As often as not with RAID arrays, if you can't get it to rebuild itself, you're finished. It sounds like disk 6 might have failed as well. With the loss of three disks (even if the RAID controller is hallucinating that loss), your data is pretty much gone.
I see you have no backups. That's too bad. But, for the rest of your career, I imagine you might start using RAID properly. It's many things - a way for distributing workload to improve performance, and a way to reduce the immediate operational impact of a failure that would otherwise require a restore from backup. It can even be used to limit data loss in the event of a failure, short-term (i.e. less than your backup interval). But, RAID is not:
- A substitute for backups. You may have a severe disk failure or the RAID controller might fail, or your data could be lost for innumerable other reasons that result in software or nature destroying it.

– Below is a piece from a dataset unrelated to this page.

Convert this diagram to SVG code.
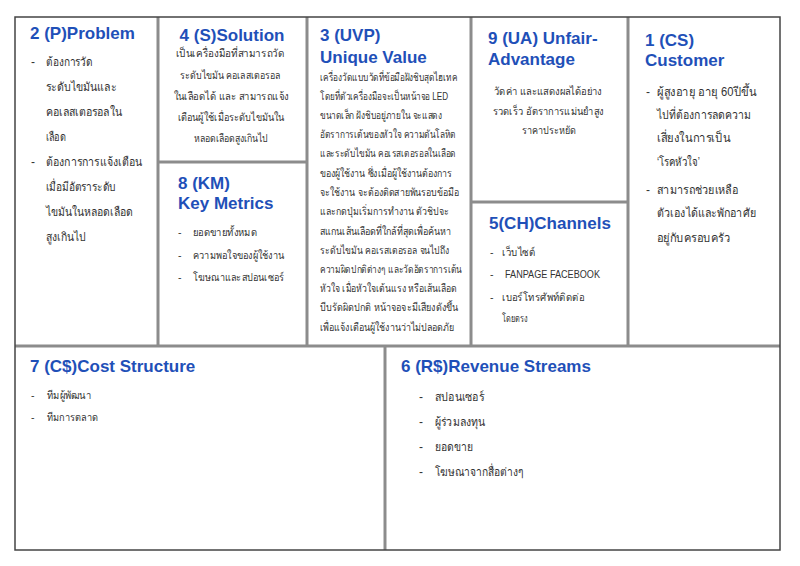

- A license to ignore disk failures or to use suspect disks. When you suspect a disk failure, you must correct it immediately.
When in the future you design RAID arrays, you should consider very carefully the odds of a catastrophic failure happening before you can correct it. With a RAID 1 array of two disks, the odds of both of them failing at the same time are pretty low, but in your setup only three out of 16 (19%) had to fail. Basic probability suggests that array is fragile. Use arrays with lower numbers of disks or higher numbers of tolerable failures. Multiple volumes might help; aggregate RAID volumes using compound levels like RAID 10 and RAID 60. A RAID 60 array would have tolerated up to 4 failures (up to 2 in one half of it), and you would most likely have been OK.
To extend that concept a little, when you are using RAID, consider using hot spares. Hot spares are awesome because the array can start rebuilding immediately, and get out of the degraded state that much faster. They basically add disks to your array's failure tolerance, as long as the failures aren't so tightly clustered as to prevent rebuilding in time.
Also, consider the time it will take the array to rebuild. It takes a while to copy a 4TB disk, which is one reason disk arrays are usually built with smaller disks than that (there are other reasons).
Finally:
- Use high-quality disks. Check out the MTTF, if quoted. Use enterprise-class ones. The premium price is there for a reason. Avoid "green" ones that cycle excessively to save power, or similar.
- Label your disks. Then, you won't forget which order they go in.
Hopefully this lesson wasn't too expensive.